Three out of four infectious disease physicians in the United States and Canada support the use of HIV antiretrovirals (ARVs) as pre-exposure prophylaxis (PrEP), yet a scant 9 percent report prescribing to HIV-negative patients this method of HIV prevention, aidsmap reports. Publishing their findings in the online edition of Clinical Infectious Diseases, investigators conducted the largest-ever survey of attitudes toward PrEP among clinicians.
In June 2013, the researchers gave a questionnaire to 1,175 physician members of the Infectious Disease Society of America’s (IDSA) Emerging Infections Network (EIN). The survey’s response rate was 49 percent. Seventy-four percent of the responding clinicians supported PrEP, while 14 percent were unsure and 12 percent were unsupportive.
Nine percent reported prescribing PrEP. Forty-three percent said that while they had not yet written a prescription for the therapy they would do so.
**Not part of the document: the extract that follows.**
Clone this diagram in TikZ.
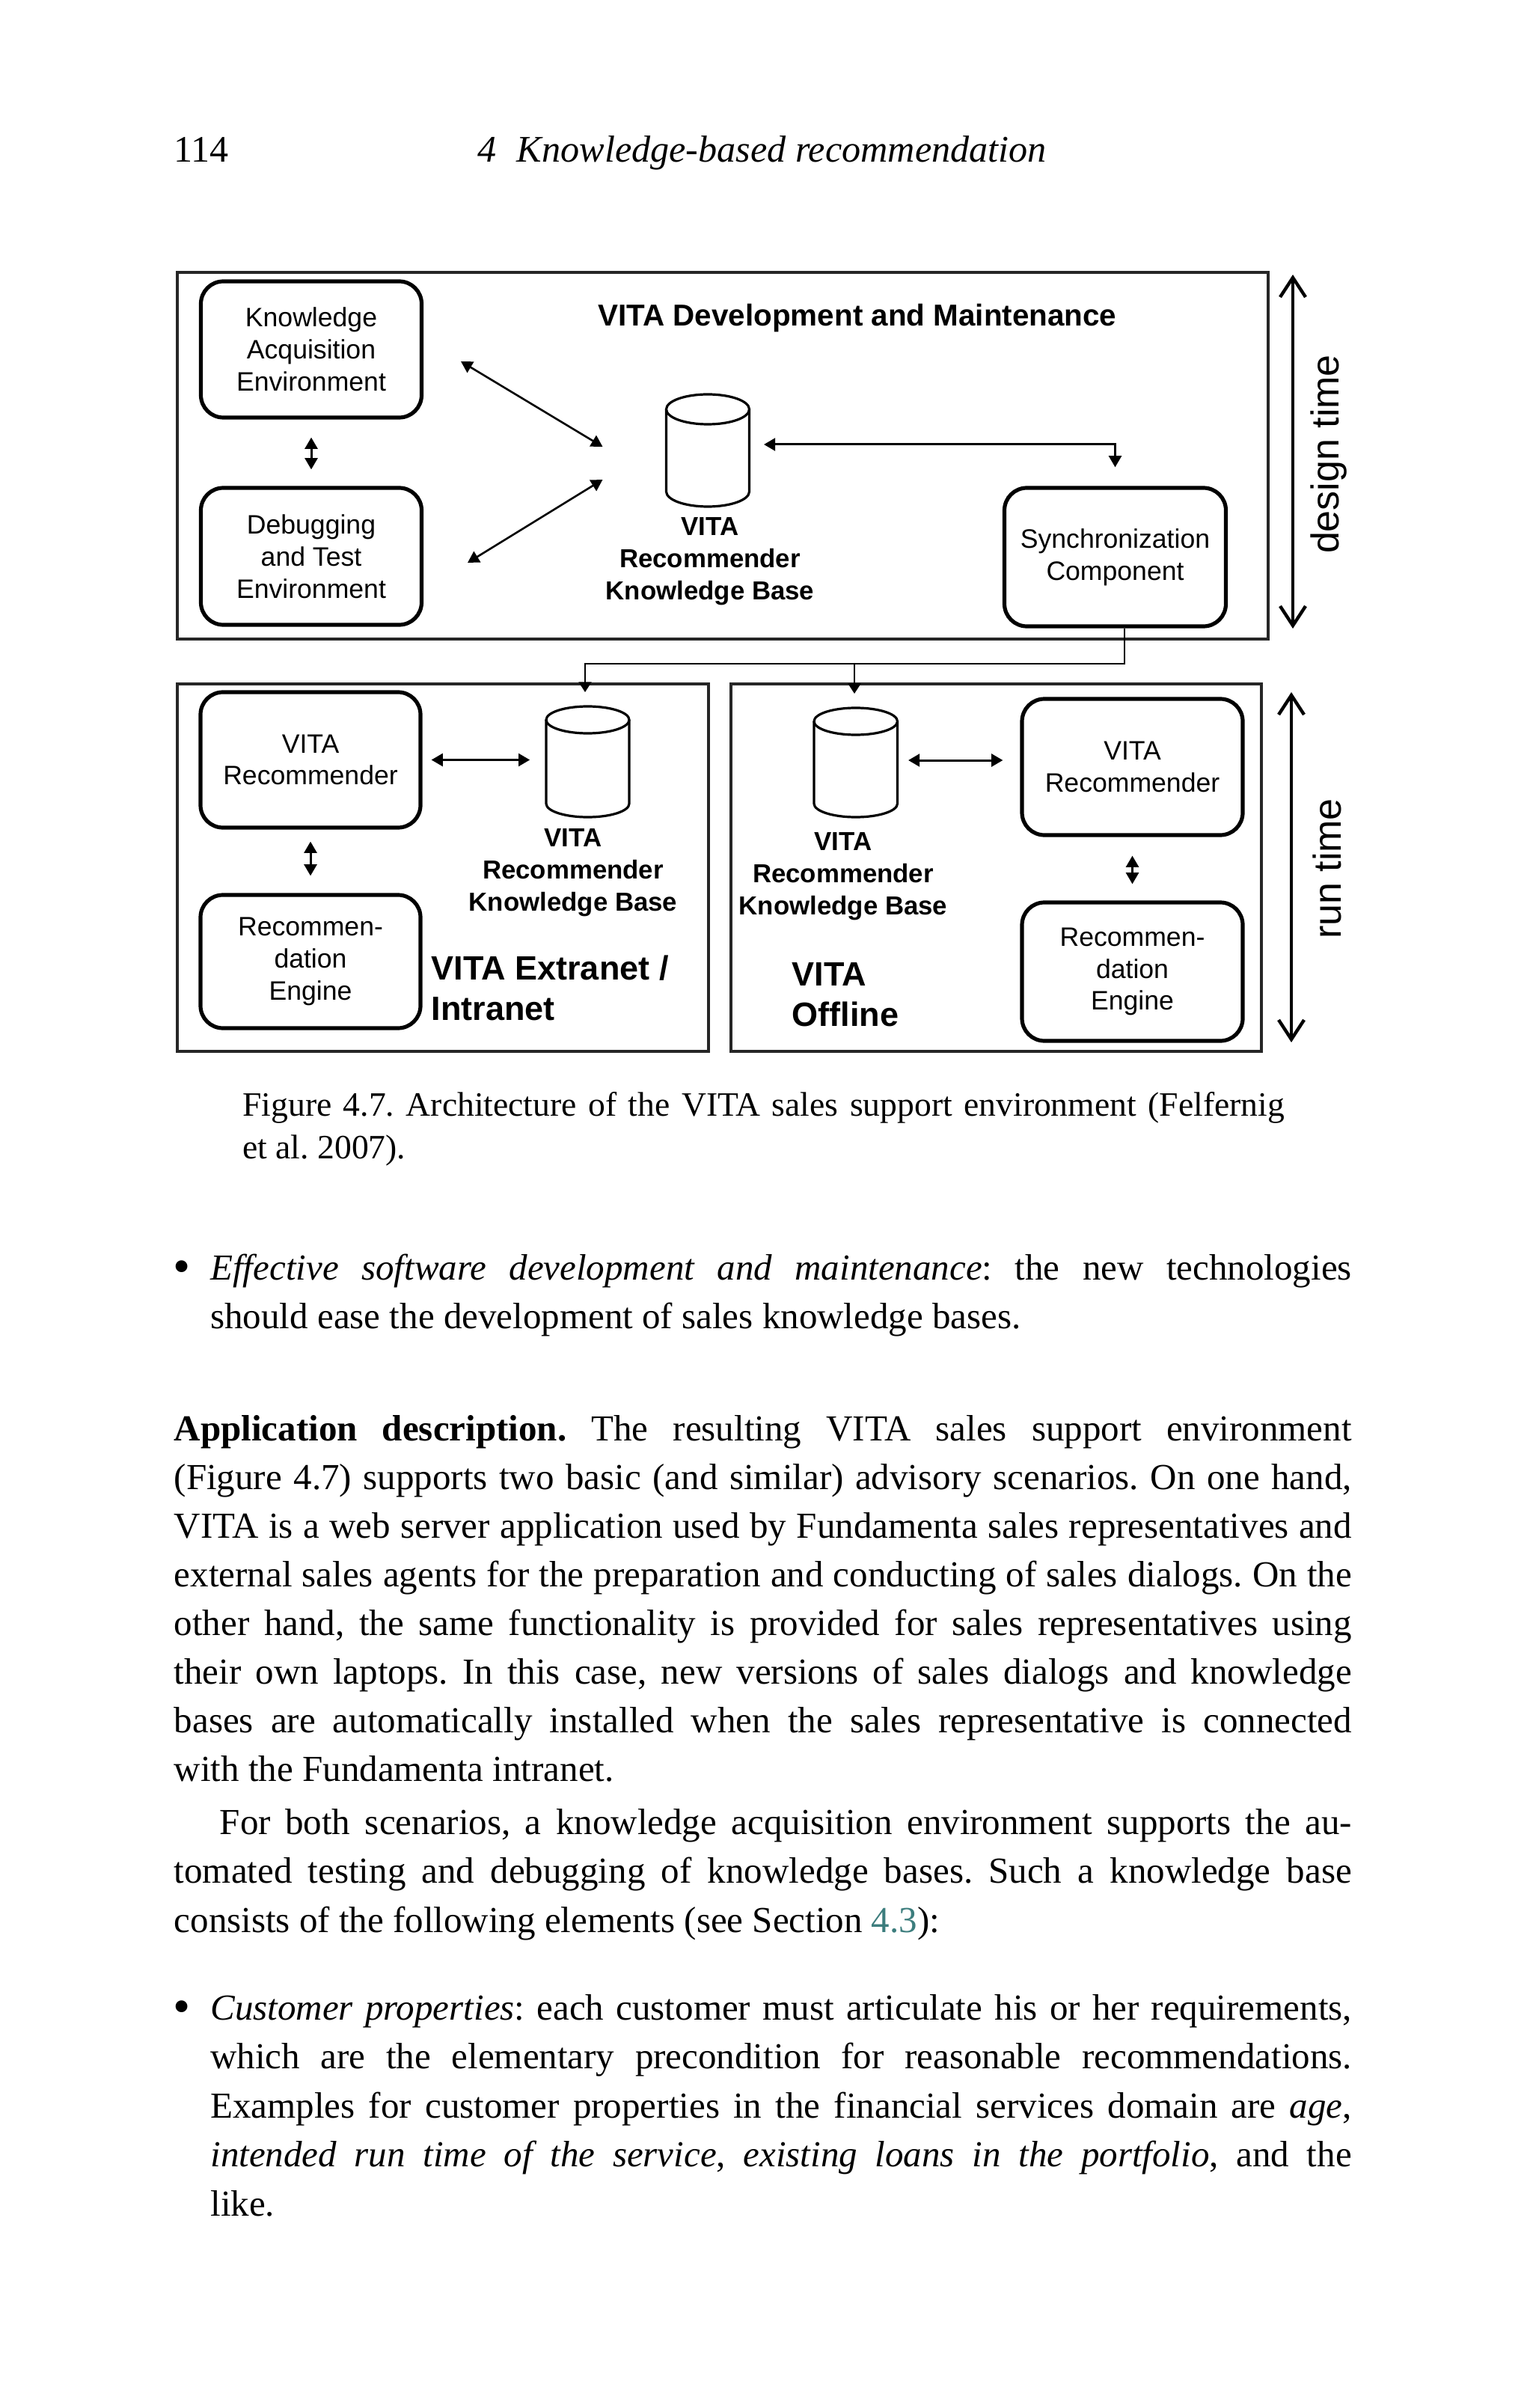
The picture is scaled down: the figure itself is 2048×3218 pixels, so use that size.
\documentclass[tikz,border=0pt]{standalone}
\usepackage{fontspec}
\setmainfont{Liberation Serif}
\newfontfamily\arial{Liberation Sans}
\usetikzlibrary{arrows.meta}
\definecolor{refc}{RGB}{60,125,125}
\newcommand\fullln[1]{\makebox[393.5pt][s]{#1}}
\newcommand\bulln[1]{\makebox[381.35pt][s]{#1}}
\newcommand\capln[1]{\makebox[348.1pt][s]{#1}}
\newcommand\bigbullet{\raisebox{-1.2pt}{\fontsize{16.5pt}{16.5pt}\selectfont\textbullet}}
\begin{document}
\frenchspacing
\begin{tikzpicture}[x=0.25pt,y=-0.25pt,
  box/.style={draw, line width=1.3pt, rounded corners=7.5pt, align=center, inner sep=0pt,
    font=\arial\fontsize{8.9pt}{10.7pt}\selectfont},
  frame/.style={draw=black!85, line width=0.85pt, inner sep=0pt},
  arr/.style={line width=0.75pt, {Triangle[length=3.8pt,width=4.2pt]}-{Triangle[length=3.8pt,width=4.2pt]}},
  conn/.style={line width=0.65pt, -{Triangle[length=3.4pt,width=4.2pt]}},
  cyl/.style={line width=0.8pt},
  kblab/.style={align=center, inner sep=0pt, font=\arial\bfseries\fontsize{8.7pt}{10.7pt}\selectfont},
  biglab/.style={align=left, anchor=west, inner sep=0pt, font=\arial\bfseries\fontsize{11.25pt}{13.5pt}\selectfont},
  timearr/.style={line width=1.1pt, {Straight Barb[length=6.5pt,width=8.5pt]}-{Straight Barb[length=6.5pt,width=8.5pt]}},
  timelab/.style={rotate=90, anchor=base, inner sep=0pt, font=\arial\fontsize{13pt}{15pt}\selectfont},
  txt/.style={anchor=base west, inner sep=0pt, font=\fontsize{12.25pt}{16pt}\selectfont},
  captxt/.style={anchor=base west, inner sep=0pt, font=\fontsize{11.4pt}{14pt}\selectfont}
]
\useasboundingbox (0,0) rectangle (2048,3218);
\fill[white] (0,0) rectangle (2048,3218);

% ---------- header ----------
\node[txt, font=\fontsize{12.5pt}{16pt}\selectfont] (pgno) at (232,217) {114};
\node[txt, anchor=base, font=\fontsize{12.55pt}{16pt}\selectfont] (runhead) at (1018.5,217) {\itshape 4\hspace{0.55em}Knowledge-based recommendation};

% ---------- frames ----------
\node[frame, minimum width=364.5pt, minimum height=122.5pt] (dev) at (966,609) {};
\node[frame, minimum width=177.5pt, minimum height=122.75pt] (extra) at (592,1159.5) {};
\node[frame, minimum width=177.25pt, minimum height=122.75pt] (offl) at (1331.5,1159.5) {};

% ---------- top section ----------
\node[box, minimum width=73.75pt, minimum height=45.5pt] (kae) at (416,467) {Knowledge\\Acquisition\\Environment};
\node[box, minimum width=73.75pt, minimum height=45.75pt] (dte) at (416,743.5) {Debugging\\and Test\\Environment};
\node[box, minimum width=74pt, minimum height=46.25pt] (sync) at (1490.5,744.5) {Synchronization\\Component};
\node[inner sep=0pt, font=\arial\bfseries\fontsize{10.1pt}{12pt}\selectfont] (title) at (1146,425) {VITA Development and Maintenance};

% top knowledge base cylinder
\node[inner sep=0pt, minimum width=27.75pt, minimum height=37.5pt] (kb) at (946,602) {};
\draw[cyl] (890.5,547) -- (890.5,657) arc[start angle=180, end angle=0, x radius=55.5, y radius=20] -- (1001.5,547);
\draw[cyl] (946,547) ellipse [x radius=55.5, y radius=20];
\node[kblab] (kblab) at (949,750) {VITA\\Recommender\\Knowledge Base};

% arrows top
\draw[arr] ([yshift=-6pt]kae.south) -- ([yshift=5.5pt]dte.north);
\coordinate (d1s) at (616,483);
\coordinate (d1e) at (805.5,597);
\coordinate (d2s) at (805.5,641);
\coordinate (d2e) at (625,752);
\draw[arr, line width=0.65pt] (d1s) -- (d1e);
\draw[arr, line width=0.65pt] (d2s) -- (d2e);
\coordinate (ks) at (1021,594);
\draw[arr] (ks) -| ([yshift=6.25pt]sync.north);

% design time
\coordinate (dt1) at (1728,367);
\coordinate (dt2) at (1728,840);
\draw[timearr] (dt1) -- (dt2);
\node[timelab] (dtl) at (1789,607) {design time};

% ---------- sync connectors ----------
\coordinate (bus) at (1503,887);
\coordinate (t1) at (782,925);
\coordinate (t2) at (1142,927);
\draw[conn] (sync.south -| bus) -- (bus) -| (t1);
\draw[conn] (bus -| t2) -- (t2);

% ---------- extranet / intranet ----------
\node[box, minimum width=73.5pt, minimum height=45.25pt] (lvr) at (415,1015.5) {VITA\\Recommender};
\node[box, minimum width=73.5pt, minimum height=44.5pt] (lre) at (415,1285) {Recommen-\\dation\\Engine};
\node[inner sep=0pt, minimum width=27.75pt, minimum height=37pt] (lkb) at (785.5,1018) {};
\draw[cyl] (730,962) -- (730,1074) arc[start angle=180, end angle=0, x radius=55.5, y radius=18] -- (841,962);
\draw[cyl] (785.5,962) ellipse [x radius=55.5, y radius=18];
\node[kblab] (lkblab) at (766,1166) {VITA\\Recommender\\Knowledge Base};
\node[biglab] (extlab) at (576,1320) {VITA Extranet /\\Intranet};
\draw[arr] ([xshift=3pt]lvr.east) -- ([xshift=-5.25pt]lkb.west |- lvr.east);
\draw[arr] ([yshift=-4pt]lvr.south) -- ([yshift=5.75pt]lre.north);

% ---------- offline ----------
\node[inner sep=0pt, minimum width=27.9pt, minimum height=36.5pt] (rkb) at (1143.75,1019) {};
\draw[cyl] (1088,964) -- (1088,1074) arc[start angle=180, end angle=0, x radius=55.75, y radius=18] -- (1199.5,964);
\draw[cyl] (1143.75,964) ellipse [x radius=55.75, y radius=18];
\node[kblab] (rkblab) at (1127,1171) {VITA\\Recommender\\Knowledge Base};
\node[biglab] (offlab) at (1058,1329) {VITA\\Offline};
\node[box, minimum width=73.75pt, minimum height=45.5pt] (rvr) at (1513.5,1025) {VITA\\Recommender};
\node[box, minimum width=73.75pt, minimum height=46.25pt] (rre) at (1513.5,1298.5) {Recommen-\\dation\\Engine};
\coordinate (rh) at (1214,1016);
\draw[arr] (rh) -- ([xshift=-5.75pt]rh -| rvr.west);
\draw[arr] ([yshift=-6.25pt]rvr.south) -- ([yshift=5.5pt]rre.north);

% run time
\coordinate (rt1) at (1726,925);
\coordinate (rt2) at (1726,1393);
\draw[timearr] (rt1) -- (rt2);
\node[timelab] (rtl) at (1792,1161) {run time};

% ---------- caption ----------
\node[captxt] (cap1) at (323.6,1491) {\capln{Figure 4.7. Architecture of the VITA sales support environment (Felfernig}};
\node[captxt] (cap2) at (323.6,1548) {et al. 2007).};

% ---------- body text ----------
\node[txt] (bu1) at (231,1710) {\bigbullet};
\node[txt] (e1) at (280.6,1710) {\bulln{\textit{Effective software development and maintenance}: the new technologies}};
\node[txt] (e2) at (280.6,1775) {should ease the development of sales knowledge bases.};

\node[txt] (a1) at (232,1925) {\fullln{\textbf{Application description.} The resulting VITA sales support environment}};
\node[txt] (a2) at (232,1990) {\fullln{(Figure 4.7) supports two basic (and similar) advisory scenarios. On one hand,}};
\node[txt] (a3) at (232,2055) {\fullln{VITA is a web server application used by Fundamenta sales representatives and}};
\node[txt] (a4) at (232,2120) {\fullln{external sales agents for the preparation and conducting of sales dialogs. On the}};
\node[txt] (a5) at (232,2185) {\fullln{other hand, the same functionality is provided for sales representatives using}};
\node[txt] (a6) at (232,2250) {\fullln{their own laptops. In this case, new versions of sales dialogs and knowledge}};
\node[txt] (a7) at (232,2315) {\fullln{bases are automatically installed when the sales representative is connected}};
\node[txt] (a8) at (232,2380) {with the Fundamenta intranet.};

\node[txt] (f1) at (293,2451) {\makebox[378.25pt][s]{For both scenarios, a knowledge acquisition environment supports the au-}};
\node[txt] (f2) at (232,2516) {\fullln{tomated testing and debugging of knowledge bases. Such a knowledge base}};
\node[txt] (f3) at (232,2582) {consists of the following elements (see Section \textcolor{refc}{4.3}):};

\node[txt] (bu2) at (231,2699) {\bigbullet};
\node[txt] (c1) at (280.6,2699) {\bulln{\textit{Customer properties}: each customer must articulate his or her requirements,}};
\node[txt] (c2) at (280.6,2764) {\bulln{which are the elementary precondition for reasonable recommendations.}};
\node[txt] (c3) at (280.6,2830) {\bulln{Examples for customer properties in the financial services domain are \textit{age},}};
\node[txt] (c4) at (280.6,2895) {\bulln{\textit{intended run time of the service}, \textit{existing loans in the portfolio}, and the}};
\node[txt] (c5) at (280.6,2961) {like.};
\end{tikzpicture}
\end{document}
Thirty-four percent said that PrEP was not relevant to their patient population.
Reasons for doctors’ lack of support for prescribing PrEP included worries about how their patients would adhere to the therapy, and whether drug resistance may come about. There were also worries about the drug’s cost and insurance coverage, about giving a potentially toxic medication to HIV-negative people, and concerns about PrEP’s efficacy in preventing HIV transmission. Some were also worried about risk compensation among their patients—the phenomenon of people engaging in more risky behaviors because of an intervention that otherwise lowers their risk, likely mitigating if not canceling out the benefit of the intervention.